§ **Exercise task**
Wherever the string "this" appears in a line, extract that line.

§ **Data shown**
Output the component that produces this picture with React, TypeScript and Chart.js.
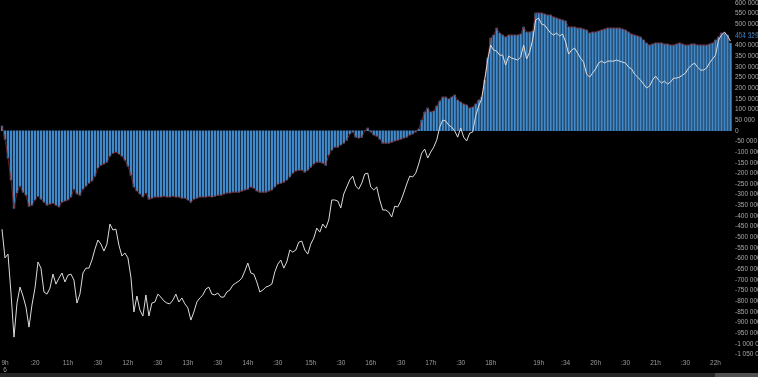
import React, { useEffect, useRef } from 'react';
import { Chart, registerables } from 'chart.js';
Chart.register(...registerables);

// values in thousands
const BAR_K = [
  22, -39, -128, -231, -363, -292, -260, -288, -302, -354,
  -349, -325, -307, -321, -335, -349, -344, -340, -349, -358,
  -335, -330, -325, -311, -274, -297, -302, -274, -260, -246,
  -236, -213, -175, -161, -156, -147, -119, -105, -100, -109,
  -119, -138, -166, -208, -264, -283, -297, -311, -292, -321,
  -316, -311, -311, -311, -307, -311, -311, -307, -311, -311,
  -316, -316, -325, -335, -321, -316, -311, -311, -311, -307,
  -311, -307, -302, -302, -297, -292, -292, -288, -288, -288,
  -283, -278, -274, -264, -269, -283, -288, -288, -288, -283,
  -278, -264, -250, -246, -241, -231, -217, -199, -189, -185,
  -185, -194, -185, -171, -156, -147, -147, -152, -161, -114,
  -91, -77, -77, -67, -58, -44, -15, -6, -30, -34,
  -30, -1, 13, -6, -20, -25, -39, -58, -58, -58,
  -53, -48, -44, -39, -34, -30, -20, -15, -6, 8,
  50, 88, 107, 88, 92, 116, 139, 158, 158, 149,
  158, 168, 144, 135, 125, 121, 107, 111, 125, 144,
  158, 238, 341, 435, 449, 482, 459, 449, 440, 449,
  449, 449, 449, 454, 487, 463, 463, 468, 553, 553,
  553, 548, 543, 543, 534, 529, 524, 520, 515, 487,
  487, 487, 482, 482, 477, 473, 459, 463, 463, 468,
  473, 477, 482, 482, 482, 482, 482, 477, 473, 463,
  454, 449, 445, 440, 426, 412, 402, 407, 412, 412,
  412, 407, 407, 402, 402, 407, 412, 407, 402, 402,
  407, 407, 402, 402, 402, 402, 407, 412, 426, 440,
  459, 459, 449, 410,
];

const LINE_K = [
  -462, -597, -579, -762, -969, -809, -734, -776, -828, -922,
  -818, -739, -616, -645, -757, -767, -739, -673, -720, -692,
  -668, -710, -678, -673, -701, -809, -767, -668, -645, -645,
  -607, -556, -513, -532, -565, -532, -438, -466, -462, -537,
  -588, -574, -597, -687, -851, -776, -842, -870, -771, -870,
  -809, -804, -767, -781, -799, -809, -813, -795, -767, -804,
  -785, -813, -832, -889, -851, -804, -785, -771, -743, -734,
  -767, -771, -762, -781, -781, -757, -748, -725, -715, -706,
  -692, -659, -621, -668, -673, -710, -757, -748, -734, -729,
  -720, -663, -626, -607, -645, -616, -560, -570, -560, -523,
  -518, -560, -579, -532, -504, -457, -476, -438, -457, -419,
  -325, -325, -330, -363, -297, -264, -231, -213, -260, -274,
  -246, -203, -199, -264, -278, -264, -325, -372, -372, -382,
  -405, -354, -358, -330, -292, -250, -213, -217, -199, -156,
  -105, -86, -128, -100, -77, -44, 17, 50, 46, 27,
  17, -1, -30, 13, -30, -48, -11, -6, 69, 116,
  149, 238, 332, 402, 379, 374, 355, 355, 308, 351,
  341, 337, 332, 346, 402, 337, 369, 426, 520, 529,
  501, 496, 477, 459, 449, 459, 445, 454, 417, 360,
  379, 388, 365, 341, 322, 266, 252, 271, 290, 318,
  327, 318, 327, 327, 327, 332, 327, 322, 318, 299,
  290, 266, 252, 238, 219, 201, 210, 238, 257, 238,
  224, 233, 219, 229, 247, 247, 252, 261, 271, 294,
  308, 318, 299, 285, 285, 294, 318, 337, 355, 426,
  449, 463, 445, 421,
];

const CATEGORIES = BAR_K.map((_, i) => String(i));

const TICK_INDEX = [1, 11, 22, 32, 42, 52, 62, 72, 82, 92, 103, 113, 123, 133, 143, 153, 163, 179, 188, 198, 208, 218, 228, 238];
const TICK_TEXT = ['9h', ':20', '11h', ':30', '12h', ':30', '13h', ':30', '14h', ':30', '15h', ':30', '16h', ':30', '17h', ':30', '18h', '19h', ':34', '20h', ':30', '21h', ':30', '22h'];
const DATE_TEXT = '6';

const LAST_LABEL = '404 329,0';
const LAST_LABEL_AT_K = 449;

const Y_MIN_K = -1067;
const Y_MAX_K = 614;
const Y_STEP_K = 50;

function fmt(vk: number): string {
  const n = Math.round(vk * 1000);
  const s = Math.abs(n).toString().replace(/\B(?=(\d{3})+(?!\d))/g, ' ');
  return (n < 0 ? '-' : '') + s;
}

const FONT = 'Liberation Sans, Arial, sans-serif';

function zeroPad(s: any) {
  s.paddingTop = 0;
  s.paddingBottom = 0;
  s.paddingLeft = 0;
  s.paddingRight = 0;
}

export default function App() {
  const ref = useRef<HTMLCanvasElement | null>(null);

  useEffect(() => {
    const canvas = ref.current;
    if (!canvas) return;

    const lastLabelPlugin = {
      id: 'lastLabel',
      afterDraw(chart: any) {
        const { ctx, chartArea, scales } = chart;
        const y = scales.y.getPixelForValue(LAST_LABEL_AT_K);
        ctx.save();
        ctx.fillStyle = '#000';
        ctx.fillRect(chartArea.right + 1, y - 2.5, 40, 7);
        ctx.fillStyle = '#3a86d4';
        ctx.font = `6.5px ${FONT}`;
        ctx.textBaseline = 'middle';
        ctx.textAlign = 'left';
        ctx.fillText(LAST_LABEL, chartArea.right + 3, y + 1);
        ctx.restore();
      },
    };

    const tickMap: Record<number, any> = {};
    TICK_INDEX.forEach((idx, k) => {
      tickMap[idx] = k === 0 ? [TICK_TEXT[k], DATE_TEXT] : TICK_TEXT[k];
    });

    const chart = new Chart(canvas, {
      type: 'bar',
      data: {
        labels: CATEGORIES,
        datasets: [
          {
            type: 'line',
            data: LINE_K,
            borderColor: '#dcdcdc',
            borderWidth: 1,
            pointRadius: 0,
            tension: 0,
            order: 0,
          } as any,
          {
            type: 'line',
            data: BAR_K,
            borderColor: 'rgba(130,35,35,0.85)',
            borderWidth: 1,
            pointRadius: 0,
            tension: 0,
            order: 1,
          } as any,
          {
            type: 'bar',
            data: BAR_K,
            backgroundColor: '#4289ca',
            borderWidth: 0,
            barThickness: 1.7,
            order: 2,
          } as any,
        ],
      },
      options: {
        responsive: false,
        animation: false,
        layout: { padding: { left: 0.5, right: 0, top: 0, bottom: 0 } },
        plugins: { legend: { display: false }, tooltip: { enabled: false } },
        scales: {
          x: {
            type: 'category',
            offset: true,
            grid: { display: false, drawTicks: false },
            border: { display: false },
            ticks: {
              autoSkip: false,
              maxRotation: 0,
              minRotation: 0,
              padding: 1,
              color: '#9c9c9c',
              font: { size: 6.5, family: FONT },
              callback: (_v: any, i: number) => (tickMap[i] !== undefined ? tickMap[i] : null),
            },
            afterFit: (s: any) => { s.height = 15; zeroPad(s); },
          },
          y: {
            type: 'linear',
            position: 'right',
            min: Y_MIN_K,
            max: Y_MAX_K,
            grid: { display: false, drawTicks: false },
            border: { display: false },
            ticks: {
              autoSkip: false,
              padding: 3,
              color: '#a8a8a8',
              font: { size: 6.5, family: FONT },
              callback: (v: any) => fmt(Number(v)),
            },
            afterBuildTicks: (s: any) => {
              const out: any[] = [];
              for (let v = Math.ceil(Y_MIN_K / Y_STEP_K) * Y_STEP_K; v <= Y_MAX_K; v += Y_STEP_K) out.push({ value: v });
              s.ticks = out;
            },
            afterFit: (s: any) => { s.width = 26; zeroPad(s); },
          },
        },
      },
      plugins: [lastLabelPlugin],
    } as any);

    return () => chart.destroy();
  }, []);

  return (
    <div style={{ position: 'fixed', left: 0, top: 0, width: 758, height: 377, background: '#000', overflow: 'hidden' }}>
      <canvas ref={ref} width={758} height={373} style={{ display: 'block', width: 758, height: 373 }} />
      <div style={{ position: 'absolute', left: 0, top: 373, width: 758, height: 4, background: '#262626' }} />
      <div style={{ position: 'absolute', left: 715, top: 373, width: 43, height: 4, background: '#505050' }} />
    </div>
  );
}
...
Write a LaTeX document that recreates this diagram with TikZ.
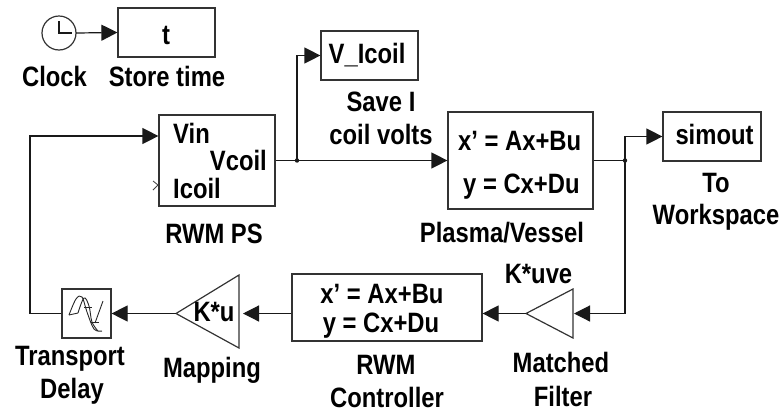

§ **Final result**
Output the component that produces this picture with React, TypeScript and Chart.js.
Write a LaTeX document that recreates this diagram with TikZ.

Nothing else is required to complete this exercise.